Il y a eu ainsi des époques entières qui ont un goût fade, comme de l’eau chimiquement pure : elles sont trop distillées, trop « clarifiées » pour nous, nous les trouvons imbuvables. Pour qu’une époque ait encore quelque chose à dire à la postérité, elle doit être une source vivante qui ne contient pas seulement les éléments généraux de l’eau, mais aussi toutes sortes de composants salés et insolubles qui lui confèrent son corps, son arôme et sa couleur.

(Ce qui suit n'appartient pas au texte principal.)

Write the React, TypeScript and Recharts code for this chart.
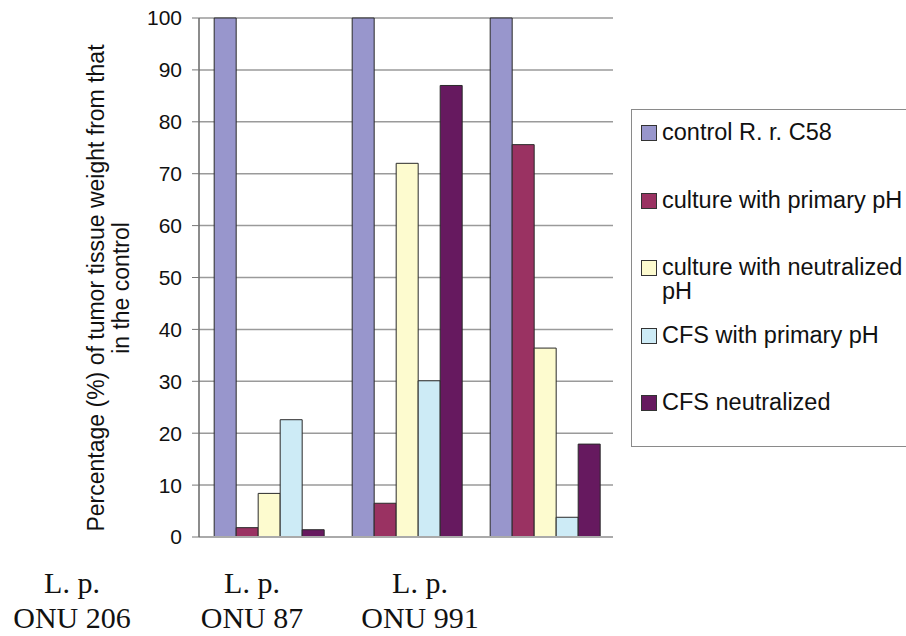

Maurice Cosandey explique qu’à l’âge de onze ans, il savait déjà qu’il deviendrait ingénieur. A l’époque, il vivait malheureux avec la belle-mère que son père avait amenée à la maison. Il avait perdu sa mère biologique à l’âge de huit ans. Cet événement fatal a effacé tous ses souvenirs. Depuis, Maurice Cosandey ne sait plus de ce qu’il a vécu jusqu’à l’âge de huit ans. Il se souvient cependant qu’il était malheureux jusqu’à ce qu’il rencontre, à l’âge de vingt ans, Irène, la fille du policier Armand Jauslin, qu’il épousa huit ans plus tard.
Jusqu’à l’âge de 22 ans, Maurice passait le plus de temps possible chez sa grand-mère et l’aidait dans son exploitation agricole. Il y trouva probablement un sentiment de sécurité incontestable. Gustave Roud, le poète du Haut-Jorat, région ancestrale du canton de Vaud, l’a chantée :
J’y songe, étendu sur une douce prairie d’octobre. Mon ami y chargeait un char de ce léger regain que le vent s’amuse à mêler aux cheveux du chargeur, à coller à sa brûlante épaule nue. Et ce travail connu, ces mouvements toujours les mêmes, l’arrêt des chevaux, leur avance, le jet, le retrait du râteau, la fourche vide, la fourche pleine et brandie, tout se déroulait sur le fond d’obscur feuillage comme une sorte de danse lente et parfaite d’où tout écart de rythme étaient banni.
La sobriété verbale de ce monde disparu – on l’entend maintenant dans le silence derrière les phrases de l’homme respecté. Mais il ne parle pas de son âme. Il faut la deviner.